Wong SK., Yu LM., Lau JY., Lam YH., Chan AC., Ng EK., Sung JJ., Chung SC.
BACKGROUND: Continued or recurrent bleeding after endoscopic treatment for bleeding ulcer is a major adverse prognostic factor. Identification of such ulcers may allow for alternate treatments. AIM: To determine factors predicting treatment failure with combined adrenaline injection and heater probe thermocoagulation. METHODS: Consecutive patients with bleeding peptic ulcers who received endoscopic therapy between January 1995 and March 1998 were studied. Data on clinical presentation, endoscopic findings, and treatment outcomes were collected prospectively. Multiple logistic regression analysis was used to identify independent risk factors for treatment failure. RESULTS: During the study period, 3386 patients were admitted with bleeding peptic ulcers: 1144 (796 men, 348 women) with a mean age of 62.5 (SD 17.6) years required endoscopic treatment. There were 666 duodenal ulcers (58.2%), 425 gastric ulcers (37.2%), and 53 anastomotic ulcers (4.6%). Initial haemostasis was successful in 1128 patients (98.6%). Among them, 94 (8.2%) rebled in a median time of 48 hours (range 3-480). Overall failure rate was 9.6%. Mortality rate was 5% (57/1144).
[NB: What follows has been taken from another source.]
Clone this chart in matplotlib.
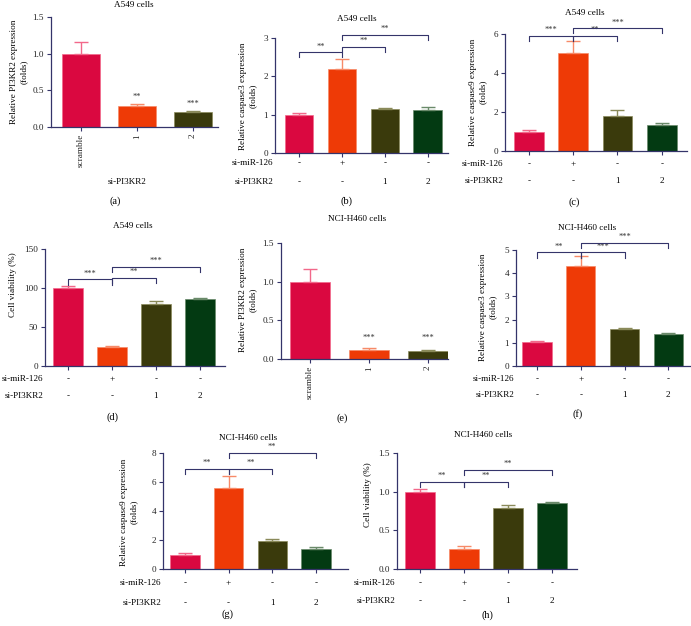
import numpy as np
import matplotlib
matplotlib.use("Agg")
import matplotlib.pyplot as plt
from matplotlib.transforms import blended_transform_factory

plt.rcParams['font.family'] = ['Liberation Serif', 'DejaVu Serif']

# ---- data ----
a_labels = ["scramble", "1", "2"]
a_vals = [1.0, 0.28, 0.20]
a_errs = [0.16, 0.03, 0.015]
a_stars = ["", "**", "***"]

b_vals = [1.0, 2.2, 1.15, 1.13]
b_errs = [0.05, 0.25, 0.03, 0.06]
b_brackets = [(0, 1, 2.63, "**"), (1, 2, 2.77, "**"), (1, 3, 3.08, "**")]

c_vals = [1.0, 5.05, 1.8, 1.35]
c_errs = [0.1, 0.6, 0.3, 0.1]
c_brackets = [(0, 1, 5.9, "***"), (1, 2, 5.9, "**"), (1, 3, 6.3, "***")]

d_vals = [100, 24, 80, 86]
d_errs = [2, 2, 3.5, 1.5]
d_brackets = [(0, 1, 111, "***"), (1, 2, 113, "**"), (1, 3, 127, "***")]

e_labels = ["scramble", "1", "2"]
e_vals = [1.0, 0.12, 0.10]
e_errs = [0.16, 0.02, 0.015]
e_stars = ["", "***", "***"]

f_vals = [1.02, 4.3, 1.6, 1.4]
f_errs = [0.05, 0.45, 0.05, 0.03]
f_brackets = [(0, 1, 4.9, "**"), (1, 2, 4.9, "***"), (1, 3, 5.3, "***")]

g_vals = [1.0, 5.6, 1.9, 1.4]
g_errs = [0.1, 0.8, 0.2, 0.12]
g_brackets = [(0, 1, 6.9, "**"), (1, 2, 6.9, "**"), (1, 3, 8.0, "**")]

h_vals = [1.0, 0.26, 0.79, 0.85]
h_errs = [0.03, 0.04, 0.04, 0.01]
h_brackets = [(0, 1, 1.13, "**"), (1, 2, 1.13, "**"), (1, 3, 1.28, "**")]

mir_row = ["-", "+", "-", "-"]
si_row = ["-", "-", "1", "2"]

bar_colors = ["#DA0840", "#EE3A06", "#3A3A0C", "#033A12"]
err_colors = ["#F2688A", "#F78A68", "#8A8A5A", "#6A8A6A"]
axis_color = "#34346A"

W, H = 691, 626
fig = plt.figure(figsize=(W / 100, H / 100), dpi=100)
FS = 6.6


def px_axes(left, top, right, bottom):
    return fig.add_axes([left / W, 1 - bottom / H, (right - left) / W, (bottom - top) / H])


def ftext(x, y, s, **kw):
    kw.setdefault("fontsize", FS)
    fig.text(x / W, 1 - y / H, s, ha=kw.pop("ha", "center"), va=kw.pop("va", "center"), **kw)


def base(box, xlim, vals, errs, ymax, yticks, ytick_fmt):
    ax = px_axes(*box)
    x = np.arange(len(vals))
    for i in x:
        ax.bar(i, vals[i], width=0.67, color=bar_colors[i], edgecolor=err_colors[i], linewidth=0.5, zorder=2)
        ax.errorbar(i, vals[i], yerr=[[0], [errs[i]]], fmt="none", ecolor=err_colors[i],
                    elinewidth=1.0, capsize=5, capthick=1.0, zorder=3)
    ax.set_xlim(*xlim)
    ax.set_ylim(0, ymax)
    ax.set_yticks(yticks)
    ax.set_yticklabels([ytick_fmt.format(t) for t in yticks], fontsize=FS)
    ax.set_xticks(x)
    for s in ["top", "right"]:
        ax.spines[s].set_visible(False)
    for s in ["left", "bottom"]:
        ax.spines[s].set_color(axis_color)
        ax.spines[s].set_linewidth(0.9)
    ax.tick_params(axis="both", colors=axis_color, length=3, width=0.8, labelcolor="#222222", pad=2)
    return ax


def brackets(ax, items, ymax):
    tick = 0.045 * ymax
    for i, j, y, s in items:
        ax.plot([i, i, j, j], [y - tick, y, y, y - tick], color=axis_color, lw=0.8,
                clip_on=False, zorder=4)
        ax.text((i + j) / 2, y + 0.015 * ymax, s, ha="center", va="bottom", fontsize=FS - 0.6,
                color="#333333")


def rows(ax, ymir, ysi, left_px):
    tr = blended_transform_factory(ax.transData, fig.transFigure)
    for i in range(4):
        ax.text(i, 1 - ymir / H, mir_row[i], transform=tr, ha="center", va="center", fontsize=FS)
        ax.text(i, 1 - ysi / H, si_row[i], transform=tr, ha="center", va="center", fontsize=FS)
    ftext(left_px - 2, ymir, "si-miR-126", ha="right")
    ftext(left_px - 2, ysi, "si-PI3KR2", ha="right")


# (a)
ax = base((51, 17, 218, 127), (-0.54, 2.45), a_vals, a_errs, 1.5, [0, 0.5, 1.0, 1.5], "{:.1f}")
ax.set_xticklabels(a_labels, rotation=90, fontsize=FS)
for i, s in enumerate(a_stars):
    if s:
        ax.text(i, a_vals[i] + a_errs[i] + 0.05, s, ha="center", va="bottom", fontsize=FS - 0.6, color="#333333")
ftext(134, 5, "A549 cells")
ftext(19, 72, "Relative PI3KR2 expression\n(folds)", rotation=90, linespacing=1.3)
ftext(127, 182, "si-PI3KR2")
ftext(115, 201, "(a)", fontsize=7.5)

# (b)
ax = base((275, 38, 448, 153), (-0.56, 3.47), b_vals, b_errs, 3, [0, 1, 2, 3], "{:d}")
ax.set_xticklabels([])
brackets(ax, b_brackets, 3)
rows(ax, 163, 182, 275)
ftext(357, 19, "A549 cells")
ftext(248, 96, "Relative caspase3 expression\n(folds)", rotation=90, linespacing=1.3)
ftext(347, 201, "(b)", fontsize=7.5)

# (c)
ax = base((505, 34, 687, 151), (-0.54, 3.57), c_vals, c_errs, 6, [0, 2, 4, 6], "{:d}")
ax.set_xticklabels([])
brackets(ax, c_brackets, 6)
rows(ax, 164, 181, 505)
ftext(585, 13, "A549 cells")
ftext(478, 92, "Relative caspase9 expression\n(folds)", rotation=90, linespacing=1.3)
ftext(574, 202, "(c)", fontsize=7.5)

# (d)
ax = base((45, 249, 225, 366), (-0.52, 3.57), d_vals, d_errs, 150, [0, 50, 100, 150], "{:d}")
ax.set_xticklabels([])
brackets(ax, d_brackets, 150)
rows(ax, 379, 396, 45)
ftext(133, 226, "A549 cells")
ftext(13, 285, "Cell viability (%)", rotation=90)
ftext(113, 417, "(d)", fontsize=7.5)

# (e)
ax = base((281, 243, 448, 359), (-0.49, 2.34), e_vals, e_errs, 1.5, [0, 0.5, 1.0, 1.5], "{:.1f}")
ax.set_xticklabels(e_labels, rotation=90, fontsize=FS)
for i, s in enumerate(e_stars):
    if s:
        ax.text(i, 0.22, s, ha="center", va="bottom", fontsize=FS - 0.6, color="#333333")
ftext(357, 219, "NCI-H460 cells")
ftext(248, 300, "Relative PI3KR2 expression\n(folds)", rotation=90, linespacing=1.3)
ftext(342, 418, "(e)", fontsize=7.5)

# (f)
ax = base((516, 250, 691, 366), (-0.48, 3.52), f_vals, f_errs, 5, [0, 1, 2, 3, 4, 5], "{:d}")
ax.set_xticklabels([])
brackets(ax, f_brackets, 5)
rows(ax, 379, 395, 516)
ftext(587, 228, "NCI-H460 cells")
ftext(488, 307, "Relative caspase3 expression\n(folds)", rotation=90, linespacing=1.3)
ftext(578, 414, "(f)", fontsize=7.5)

# (g)
ax = base((163, 453, 348, 569), (-0.5, 3.73), g_vals, g_errs, 8, [0, 2, 4, 6, 8], "{:d}")
ax.set_xticklabels([])
brackets(ax, g_brackets, 8)
rows(ax, 583, 603, 163)
ftext(248, 438, "NCI-H460 cells")
ftext(129, 512, "Relative caspase9 expression\n(folds)", rotation=90, linespacing=1.3)
ftext(227, 614, "(g)", fontsize=7.5)

# (h)
ax = base((397, 453, 577, 569), (-0.52, 3.57), h_vals, h_errs, 1.5, [0, 0.5, 1.0, 1.5], "{:.1f}")
ax.set_xticklabels([])
brackets(ax, h_brackets, 1.5)
rows(ax, 583, 601, 397)
ftext(483, 435, "NCI-H460 cells")
ftext(368, 495, "Cell viability (%)", rotation=90)
ftext(487, 615, "(h)", fontsize=7.5)

fig.savefig("out.png", dpi=100)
Multiple logistic regression analysis revealed that hypotension (odds ratio (OR) 2.21, 95% confidence interval (CI) 1.40-3.48), haemoglobin level less that 10 g/dl (OR 1.87, 95% CI 1.18-2.96), fresh blood in the stomach (OR 2.15, 95% CI 1.40-3.31), ulcer with active bleeding (OR 1.65, 95% CI 1.07-2.56), and large ulcers (OR 1.80, 95% CI 1.15-2.83) were independent factors predicting rebleeding. CONCLUSIONS: Larger ulcers with severe bleeding at presentation predict failure of endoscopic therapy.